• DATA SUPPLIED
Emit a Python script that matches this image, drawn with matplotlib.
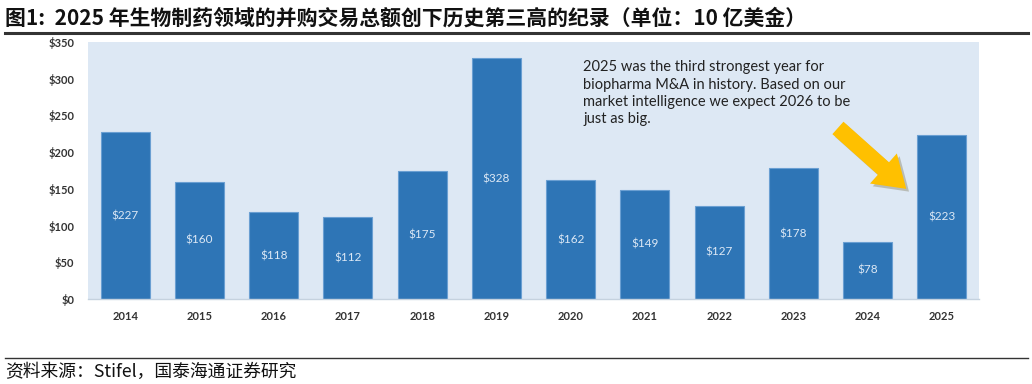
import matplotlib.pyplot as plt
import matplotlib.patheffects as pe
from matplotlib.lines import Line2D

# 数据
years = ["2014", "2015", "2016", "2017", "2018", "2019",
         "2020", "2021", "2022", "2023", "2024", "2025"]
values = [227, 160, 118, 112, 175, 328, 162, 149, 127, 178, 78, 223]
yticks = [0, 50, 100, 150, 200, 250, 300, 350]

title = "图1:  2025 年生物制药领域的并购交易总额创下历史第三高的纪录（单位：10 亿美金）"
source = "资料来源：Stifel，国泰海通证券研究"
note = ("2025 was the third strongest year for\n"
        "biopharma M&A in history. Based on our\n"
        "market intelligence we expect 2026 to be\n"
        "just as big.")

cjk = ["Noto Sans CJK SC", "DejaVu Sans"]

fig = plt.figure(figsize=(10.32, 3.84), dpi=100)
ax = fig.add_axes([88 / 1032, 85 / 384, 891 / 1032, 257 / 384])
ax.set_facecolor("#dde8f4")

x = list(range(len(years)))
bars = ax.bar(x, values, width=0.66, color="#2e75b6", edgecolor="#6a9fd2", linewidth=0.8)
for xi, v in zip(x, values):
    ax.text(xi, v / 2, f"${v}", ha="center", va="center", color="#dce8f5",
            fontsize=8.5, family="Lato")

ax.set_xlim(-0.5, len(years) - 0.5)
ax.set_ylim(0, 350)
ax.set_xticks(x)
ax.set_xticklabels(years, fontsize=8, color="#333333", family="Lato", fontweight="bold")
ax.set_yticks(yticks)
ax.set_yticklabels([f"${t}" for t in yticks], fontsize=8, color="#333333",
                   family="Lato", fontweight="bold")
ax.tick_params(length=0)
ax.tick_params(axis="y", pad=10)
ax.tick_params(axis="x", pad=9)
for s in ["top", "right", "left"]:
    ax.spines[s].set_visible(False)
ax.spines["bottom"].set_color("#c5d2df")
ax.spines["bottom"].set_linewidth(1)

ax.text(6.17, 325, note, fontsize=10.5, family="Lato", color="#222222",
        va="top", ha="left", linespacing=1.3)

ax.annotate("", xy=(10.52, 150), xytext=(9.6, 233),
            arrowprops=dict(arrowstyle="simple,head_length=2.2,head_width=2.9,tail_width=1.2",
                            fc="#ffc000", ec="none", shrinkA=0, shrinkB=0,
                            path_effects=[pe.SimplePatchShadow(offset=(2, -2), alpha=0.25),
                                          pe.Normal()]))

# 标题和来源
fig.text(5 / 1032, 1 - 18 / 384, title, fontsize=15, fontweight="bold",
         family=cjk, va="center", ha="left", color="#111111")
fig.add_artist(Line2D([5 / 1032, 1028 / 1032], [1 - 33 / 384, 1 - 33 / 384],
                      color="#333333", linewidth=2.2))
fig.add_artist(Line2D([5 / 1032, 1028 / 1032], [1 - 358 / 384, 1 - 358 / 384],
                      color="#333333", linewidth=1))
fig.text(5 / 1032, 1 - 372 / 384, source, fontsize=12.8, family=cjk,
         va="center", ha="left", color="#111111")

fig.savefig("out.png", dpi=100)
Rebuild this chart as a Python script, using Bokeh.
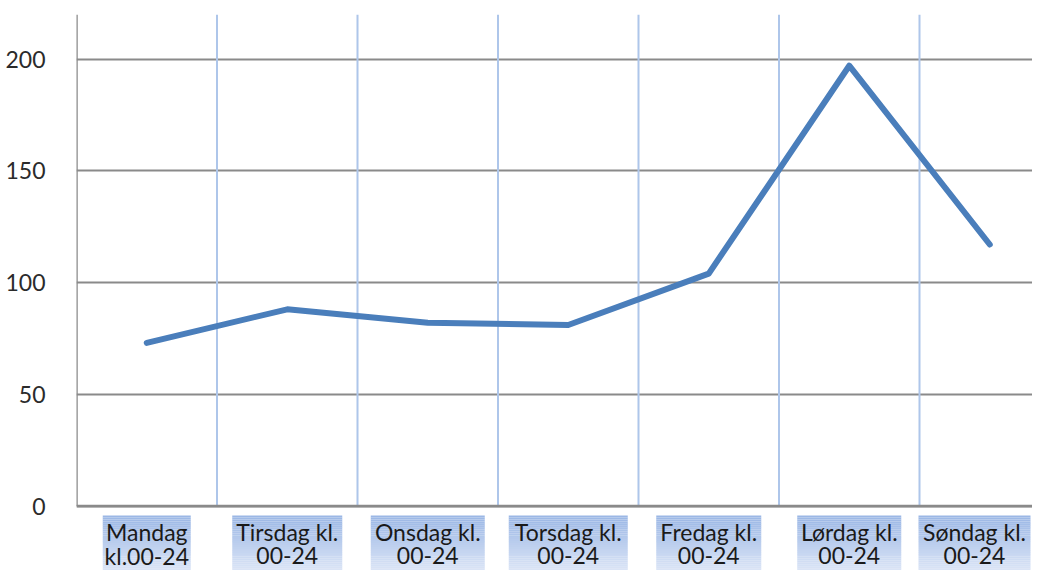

• EXERCISE
Locate the lines above that contain "Python" and copy them.

• ANSWER IN FULL
Emit a Python script that matches this image, drawn with matplotlib.
Rebuild this chart as a Python script, using Bokeh.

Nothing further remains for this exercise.